At the conciliation conference, one of the following outcomes may be achieved:
Agreement: If the parties resolve the dispute, this will be documented in a formal record of agreement. This record will contain the actions agreed to by the parties and relevant dates. It is the responsibility of the parties to honour the terms of the agreement
Dispute Resolution Order: If the parties either partially resolve their dispute or are unable to resolve their dispute, the Chief Dispute Resolution Officer (CDRO) may issue a binding Dispute resolution order against one or both parties. There are consequences for a party who does not comply with an order. The CDRO can issue a dispute resolution order if the dispute was not resolved by conciliation, was partially resolved or when a record of agreement was not honoured. Where an order is made about defective or incomplete work against a builder who did not participate in conciliation, they may be liable for the cost of the building assessor’s report on which the order was based
Certificate of Conciliation: If the parties are unable to resolve their dispute at the conciliation conference, the Chief Dispute Resolution Officer may issue the parties with a certificate of conciliation. The parties will then be entitled to make an application to VCAT, if they wish.
If a party does not participate, DBDRV may do any of the following things in their absence:
Appoint an assessor to conduct a building assessment of the domestic building work in dispute.
Issue a dispute resolution order.
Issue a certificate stating that you failed to participate in conciliation.
Some notes on Binding Orders issued by the DBDRV
If your dispute is not resolved by conciliation, or a record of agreement is not honoured, the Chief Dispute Resolution Officer may issue a binding Dispute resolution order.
Before deciding whether to issue a Dispute resolution order, the Chief Dispute Resolution Officer will consider:
the building assessment reports
the extent of non-compliance with the record of agreement
whether there has been any change in the nature of the dispute or the circumstances of the parties since the assessor’s report (if any) was delivered.
Orders that DBDRV can make
A dispute resolution order issued against a building owner can direct them to:
pay money to the builder for the completion of building work by a specified date
pay money into the Domestic Building Dispute Resolution Victoria Trust Fund, to be held until the defective or incomplete building work is fixed or completed
refrain from doing anything that would stop the builder from complying with the contract or their warranty obligations.
A dispute resolution order issued against a builder can direct them to:
rectify defective building work by a specified date
complete the building work in accordance with the contract by a specified date
rectify any damage, caused as a result of carrying out the building work, by a specified date
pay for the reasonable cost of another builder to rectify or complete the building work (if the building work is too defective to allow them to continue)
arrange for the building work to be carried out by a registered builder (if the building work in dispute should have been carried out by a registered builder) by a specified date.

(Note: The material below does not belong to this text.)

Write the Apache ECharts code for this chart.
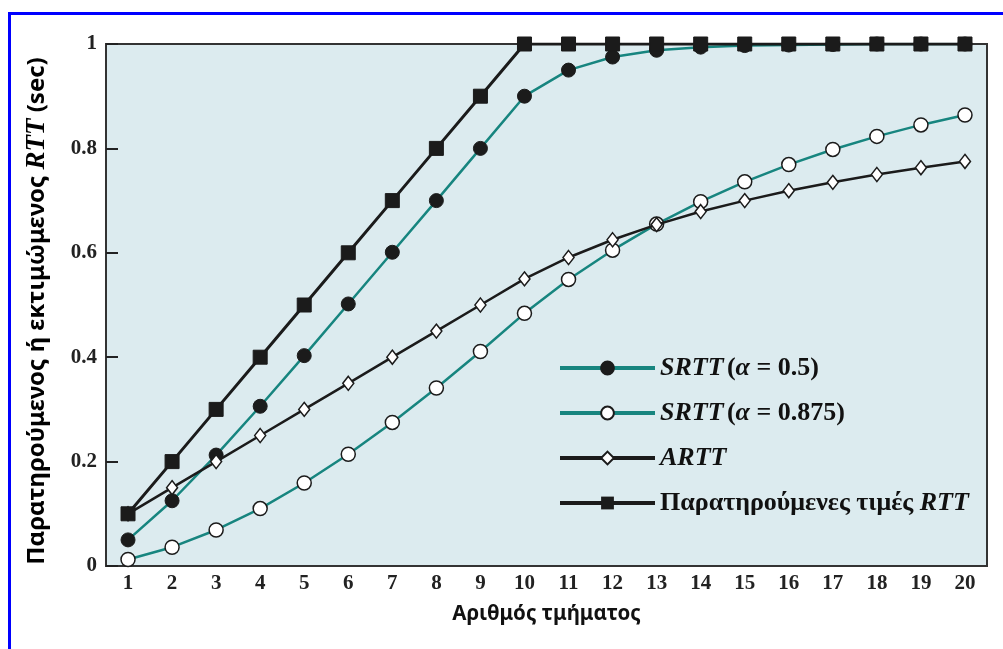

Note: An order can include a finding that the building work in dispute is not defective or incomplete.
Challenging a dispute resolution order
Parties who have had a dispute resolution order issued against them may seek to have it reviewed by VCAT on the basis that:
the description of the defective or incomplete building work is not accurate
the due date for carrying out the specified building work is not reasonable
any requirement in the order to take or refrain from taking specific action is unreasonable.
If a builder fails to comply with a dispute resolution order
The building owner can notify DBDRV if a builder fails to comply with a dispute resolution order.
DBDRV will direct an assessor to check the status of the building work and report on whether the order has been complied with. If the order has been breached, DBDRV will notify both parties by issuing a notice of breach of dispute resolution order.
The owner is then entitled to end the contract (as long as they have met any requirement in a dispute resolution order issued against them) and, if they wish, apply to VCAT for appropriate orders.
Builder challenging a breach notice
A builder who has been issued with a notice of breach of dispute resolution order can seek a review in VCAT by:
challenging the accuracy of the DBDRV building assessment report(s) on which the dispute resolution order is based, or
by proving that the dispute resolution order has since been complied with.
If a builder challenges the breach notice, the owner must wait for the outcome of the review in VCAT before exercising their right to end the contract.
VBA disciplinary action against builders
There are serious consequences if DBDRV issues a breach notice to a builder.
The Chief Dispute Resolution Officer must give a copy of that notice to the VBA (unless the builder applies for a review at VCAT and that review is successful).
The VBA then has 28 days in which to commence disciplinary action against the builder by issuing a 'show cause' notice. The 'show cause' notice must propose suspension of the builder's registration.
Builders can visit the Discipline page at the VBA website for more information.
If a building owner fails to comply with a dispute resolution order
The builder is entitled to end the contract and apply to VCAT for:
an order for damages as a result of the loss of work caused by the early end to the contract
payment for works carried out to date
Option 3: Victorian Civil and Administrative Tribunal (VCAT) Application
As a last resort, you may choose to make an application to the Victorian Administrative and Civil Tribunal (VCAT). While it is possible for you to lodge a claim in VCAT yourself, running a claim through VCAT can be a complicated and difficult process. You should seek legal advice prior to contemplating issuing a VCAT claim.
Importantly, with some limited exceptions, you cannot lodge an application with VCAT unless you have already attempted to resolve the dispute through DBDRV. On exception is where you need to apply for an injunction to immediately stop the other party from doing something, or make the other party do something immediately. You should seek legal advice if you believe that this exemption may apply to you.
Domestic building applications filed with the VCAT are generally referred to mediation (conducted by a mediator) or a compulsory conference (conducted by a VCAT member). If the parties are unable to resolve the building dispute at mediation or compulsory conference, then the matter will be referred to a hearing conducted by a VCAT member.
Whilst VCAT is not bound by the normal rules of evidence, the hearing is a formal process which is similar to a court hearing. Lawyers often appear before VCAT and the VCAT member has the power to make a final, binding decision. State courts have the power to enforce VCAT orders if they are not complied with.